I finally got it. While I was holding Obama to a typical political standard, his supporters' standard, forged in the snows of Iowa and New Hampshire, was more elevated and exacting. To them, the "Obama of Winter" had been a calling, while the "Obama of Summer" was causing an uncomfortable disconnect (as evidenced by a decline in the percentage of Obama supporters who tell pollsters they are 'totally' verses 'probably' certain to vote for him).

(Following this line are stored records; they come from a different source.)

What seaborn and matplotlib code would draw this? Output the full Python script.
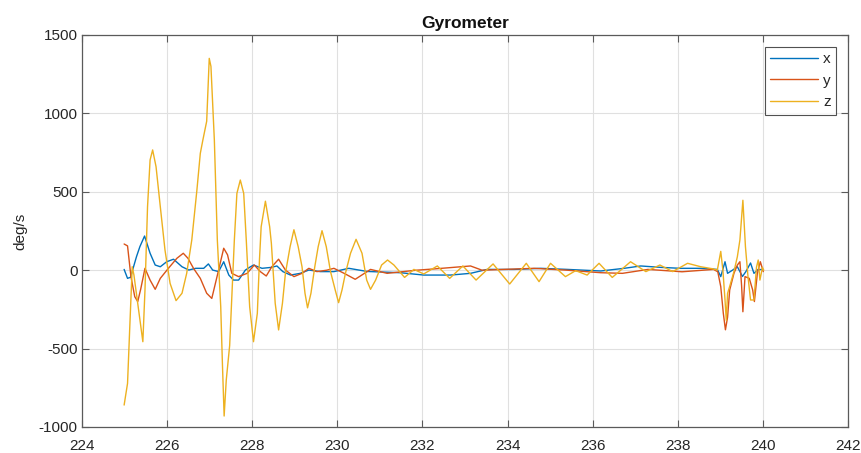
import numpy as np
import pandas as pd
import matplotlib
matplotlib.use("Agg")
import matplotlib.pyplot as plt
import seaborn as sns

# ---- data ----
x_t = [224.99, 225.07, 225.14, 225.28, 225.36, 225.47, 225.60, 225.72, 225.84, 225.99,
       226.15, 226.35, 226.51, 226.67, 226.86, 226.97, 227.07, 227.21, 227.33, 227.45,
       227.56, 227.68, 227.84, 227.96, 228.03, 228.23, 228.45, 228.58, 228.72,
       228.90, 229.13, 229.33, 229.60, 229.92, 230.27, 230.70, 231.48, 232.03, 232.66,
       233.13, 233.52, 234.15, 234.78, 235.41, 236.19, 236.74, 237.13, 237.60, 238.07,
       238.54, 238.93, 239.01, 239.11, 239.17, 239.29, 239.40, 239.52, 239.60, 239.71,
       239.79, 239.88, 239.99]
x_v = [5, -52, -45, 86, 150, 218, 108, 33, 22, 54,
       70, 22, 1, 12, 12, 40, 1, -9, 54, -31,
       -63, -63, 1, 22, 33, 12, 18, 27, -9,
       -31, -20, 1, -9, -9, 12, -8, -16, -31, -31,
       -20, 5, 5, 12, 5, -5, 12, 27, 18, 12,
       12, 5, -41, 54, -20, 1, 22, -40, -9, 46,
       -20, 3, 5]

y_t = [224.99, 225.07, 225.15, 225.24, 225.31, 225.38, 225.48, 225.60, 225.72, 225.84,
       226.03, 226.23, 226.38, 226.49, 226.62, 226.78, 226.93, 227.05, 227.21, 227.33,
       227.42, 227.52, 227.68, 227.88, 228.05, 228.19, 228.33, 228.46, 228.62, 228.78,
       228.98, 229.17, 229.33, 229.52, 229.75, 229.92, 230.16, 230.42, 230.78, 231.17,
       231.86, 232.27, 233.13, 233.40, 234.62, 235.40, 236.19, 236.70, 237.30, 238.10,
       238.84, 238.94, 239.01, 239.07, 239.12, 239.17, 239.22, 239.32, 239.40, 239.46,
       239.50, 239.53, 239.58, 239.68, 239.76, 239.80, 239.87, 239.94, 240.01]
y_v = [167, 155, -41, -169, -200, -120, 12, -63, -122, -52,
       12, 76, 108, 76, 12, -52, -147, -180, 1, 140,
       98, -20, -41, -20, 33, -9, -37, 22, 70, 1,
       -41, -20, 12, -9, 0, 12, -20, -58, 5, -20,
       0, 8, 27, 0, 12, 0, -16, -20, 5, -10,
       5, -10, -105, -275, -380, -300, -126, -20, 33, 54,
       -100, -265, -41, -52, -126, -200, -20, 54, -9]

z_t = [224.99, 225.07, 225.12, 225.18, 225.22, 225.32, 225.43, 225.48, 225.54, 225.60,
       225.66, 225.74, 225.84, 225.95, 226.07, 226.21, 226.35, 226.46, 226.58, 226.70,
       226.78, 226.84, 226.93, 226.99, 227.03, 227.11, 227.18, 227.26, 227.30, 227.34,
       227.39, 227.47, 227.58, 227.64, 227.72, 227.80, 227.86, 227.94, 228.03, 228.12,
       228.17, 228.21, 228.31, 228.41, 228.45, 228.54, 228.62, 228.71, 228.78, 228.89,
       228.98, 229.08, 229.17, 229.24, 229.30, 229.38, 229.47, 229.55, 229.64, 229.74,
       229.84, 229.95, 230.03, 230.11, 230.19, 230.31, 230.44, 230.58, 230.69, 230.78,
       230.90, 231.04, 231.18, 231.33, 231.58, 231.80, 232.03, 232.35, 232.64,
       232.95, 233.26, 233.66, 234.05, 234.44, 234.74, 235.01, 235.36, 235.60, 235.87,
       236.15, 236.46, 236.89, 237.25, 237.58, 237.88, 238.23, 238.54, 238.80, 238.93,
       239.01, 239.06, 239.11, 239.14, 239.17, 239.23, 239.32, 239.40, 239.46, 239.53,
       239.59, 239.65, 239.71, 239.79, 239.85, 239.89, 239.93, 239.99, 240.02]
z_v = [-860, -722, -381, 22, -30, -233, -456, -126, 405, 703,
       767, 660, 405, 129, -84, -194, -147, -20, 193, 511,
       745, 830, 950, 1351, 1300, 830, 193, -233, -600, -930,
       -700, -480, 193, 490, 575, 490, 193, -233, -456, -275,
       65, 277, 440, 277, 171, -211, -381, -211, -20, 150,
       258, 150, 22, -147, -240, -147, 22, 150, 252, 150,
       -9, -126, -207, -126, -20, 108, 197, 108, -63, -122,
       -63, 33, 65, 33, -46, 5, -24, 27, -52,
       27, -63, 40, -88, 44, -73, 44, -41, -3, -31,
       44, -46, 54, -9, 33, -9, 44, 22, 10, 1,
       120, 0, -190, -320, -148, -94, -9, 86, 193, 446,
       150, -41, -190, -190, 20, 65, -63, 18, 0]

series_names = ["x", "y", "z"]
colors = ["#0072BD", "#D95319", "#EDB120"]
title = "Gyrometer"
ylabel = "deg/s"
xticks = list(range(224, 243, 2))
yticks = list(range(-1000, 1501, 500))

df = pd.concat([
    pd.DataFrame({"t": x_t, "v": x_v, "axis": "x"}),
    pd.DataFrame({"t": y_t, "v": y_v, "axis": "y"}),
    pd.DataFrame({"t": z_t, "v": z_v, "axis": "z"}),
], ignore_index=True)

sns.set_style("white")
plt.rcParams["font.family"] = ["Liberation Sans", "DejaVu Sans"]
plt.rcParams["axes.unicode_minus"] = False

fig = plt.figure(figsize=(8.61, 4.53), dpi=100)
ax = fig.add_axes([82/861, 26/453, (848-82)/861, (427-35)/453])

sns.lineplot(data=df, x="t", y="v", hue="axis", hue_order=series_names,
             palette=colors, estimator=None, sort=True, linewidth=1.0, ax=ax)

ax.set_xlim(224, 242)
ax.set_ylim(-1000, 1500)
ax.set_xticks(xticks)
ax.set_yticks(yticks)
ax.grid(True, color="#e0e0e0", linewidth=0.8)
ax.set_axisbelow(True)
for s in ax.spines.values():
    s.set_color("#5a5a5a")
    s.set_linewidth(0.9)
ax.tick_params(direction="in", length=5, width=0.8, color="#5a5a5a",
               labelsize=11, labelcolor="#262626",
               top=True, right=True, bottom=True, left=True, pad=3)
ax.tick_params(axis="x", pad=9)
ax.set_xlabel("")
ax.set_ylabel(ylabel, fontsize=11, color="#262626", labelpad=8)
ax.set_title(title, fontsize=12.5, fontweight="bold", color="#111111", pad=5)

leg = ax.legend(loc="upper right", bbox_to_anchor=(0.9845, 0.97), fontsize=11,
                frameon=True, fancybox=False, edgecolor="#262626",
                handlelength=3.1, handletextpad=0.35, borderpad=0.35,
                labelspacing=0.5, borderaxespad=0)
leg.get_frame().set_linewidth(0.8)
leg.set_title(None)

fig.savefig("out.png", dpi=100)
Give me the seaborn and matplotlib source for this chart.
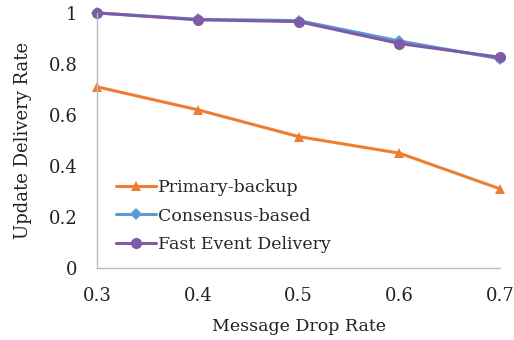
import matplotlib
matplotlib.use("Agg")
import matplotlib.pyplot as plt
import seaborn as sns
import pandas as pd

drop_rates = [0.3, 0.4, 0.5, 0.6, 0.7]
primary_backup = [0.71, 0.62, 0.515, 0.45, 0.31]
consensus_based = [1.0, 0.975, 0.97, 0.89, 0.82]
fast_event = [1.0, 0.973, 0.966, 0.88, 0.826]
series_names = ["Primary-backup", "Consensus-based", "Fast Event Delivery"]

rows = []
for name, vals in zip(series_names, [primary_backup, consensus_based, fast_event]):
    for x, y in zip(drop_rates, vals):
        rows.append({"rate": x, "value": y, "series": name})
df = pd.DataFrame(rows)

sns.set_theme(style="white")
plt.rcParams["font.family"] = ["DejaVu Serif"]

fig = plt.figure(figsize=(5.14, 3.40), dpi=100)
ax = fig.add_axes([0.189, 0.212, 0.784, 0.75])

palette = {"Primary-backup": "#ED7D31", "Consensus-based": "#5B9BD5",
           "Fast Event Delivery": "#7F5BA6"}
markers = {"Primary-backup": "^", "Consensus-based": "D", "Fast Event Delivery": "o"}
sizes = {"Primary-backup": 7, "Consensus-based": 6, "Fast Event Delivery": 8}

for name in series_names:
    sub = df[df["series"] == name]
    sns.lineplot(data=sub, x="rate", y="value", ax=ax, color=palette[name],
                 marker=markers[name], markersize=sizes[name], linewidth=2.2,
                 markeredgewidth=0, label=name, clip_on=False)

ax.set_xlim(0.3, 0.7)
ax.set_ylim(0, 1)
ax.set_xticks(drop_rates)
ax.set_xticklabels(["0.3", "0.4", "0.5", "0.6", "0.7"])
ax.set_yticks([0, 0.2, 0.4, 0.6, 0.8, 1.0])
ax.set_yticklabels(["0", "0.2", "0.4", "0.6", "0.8", "1"])
ax.tick_params(axis="both", labelsize=13, length=4, width=0.8,
               direction="out", colors="#bbbbbb", labelcolor="#222222")
ax.tick_params(axis="y", pad=10)
ax.tick_params(axis="x", direction="in", pad=14)
for s in ["top", "right"]:
    ax.spines[s].set_visible(False)
for s in ["left", "bottom"]:
    ax.spines[s].set_color("#bbbbbb")
    ax.spines[s].set_linewidth(1.0)

ax.set_xlabel("Message Drop Rate", fontsize=12.5, color="#222222", labelpad=9)
ax.set_ylabel("Update Delivery Rate", fontsize=13, color="#222222", labelpad=12)

ax.legend(loc="lower left", bbox_to_anchor=(0.03, 0.03), frameon=False,
          fontsize=12.5, handlelength=2.3, handletextpad=0.1, labelspacing=0.68,
          borderaxespad=0)

fig.savefig("out.png", dpi=100)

Obama can blame his "supporters on the left" for the recent flare up, but my sense is that much of the reaction can be laid at the feet of the growing number of political advisers surrounding him. Political consultants, especially at the presidential level, are a cautious breed. Their instinct is to dumb down the candidates positions to the lowest common denominator to avoid offending the most number of voters. A good example was the campaign's rationale for Obama's decision to bypass public financing after saying earlier he would accept it.

Obama's handlers came up with some lame excuse that the campaign's millions of small contributors were, in effect, another form of public finance. That's an 'Obama of Summer' line. I'd like to think the 'Obama of Winter' response would have been (had it not been dumbed down), "Because we're in a position to raise enough money to defend ourselves against getting mugged by Swift boat type thugs, we are not going to allow spending limits to leave us defenseless this time. Period!"

On Iraq, the 'Obama of Winter' statement most likely would have been, "Of course I'm going to listen to the commanders in Iraq on how best to withdraw our troops safely, but make no mistake, we will withdraw. If George Bush and John McCain had listened to Colin Powell and the Joint Chiefs (both opposed invading Iraq) in the first place, we would not be in the mess we are in now. Period!"

That was essentially the position Obama took anyway in clarifying his statement last week in North Dakota. There is a lesson here for Obama. The American people (and his supporters especially) want their presidents to be confident and to the point. They are tired of spin. Consultant driven dumbing down is the opposite of confident and obviously spin. The fact is Obama has moved very little but his recent explanations on issues have been dumbed down enough to give the impression that he has moved considerably.

Barack Obama should take a minute to watch the "Yes We Can" video, and look at the faces in the crowd. They are the backbone of his organization and the foundation of his massive internet contributor base. Obama set a standard for his candidacy last winter that his supporters still expect of him this summer. They expect more from Obama than politics as usual, and they have every right to want to see him meet those expectations.

Obama might then assess the advice he's getting from his political consultants (and veteran political supporters like me) and come to the conclusion that, unlike my son and the rest of Obama's young supporters who were drawn to the "Obama of Winter", we're the ones who just don't get it.

Bob Beckel managed Walter Mondale’s 1984 presidential campaign. He is a senior political analyst for the Fox News Channel and a columnist for USA Today. Beckel is the co-author with Cal Thomas of the book "Common Ground."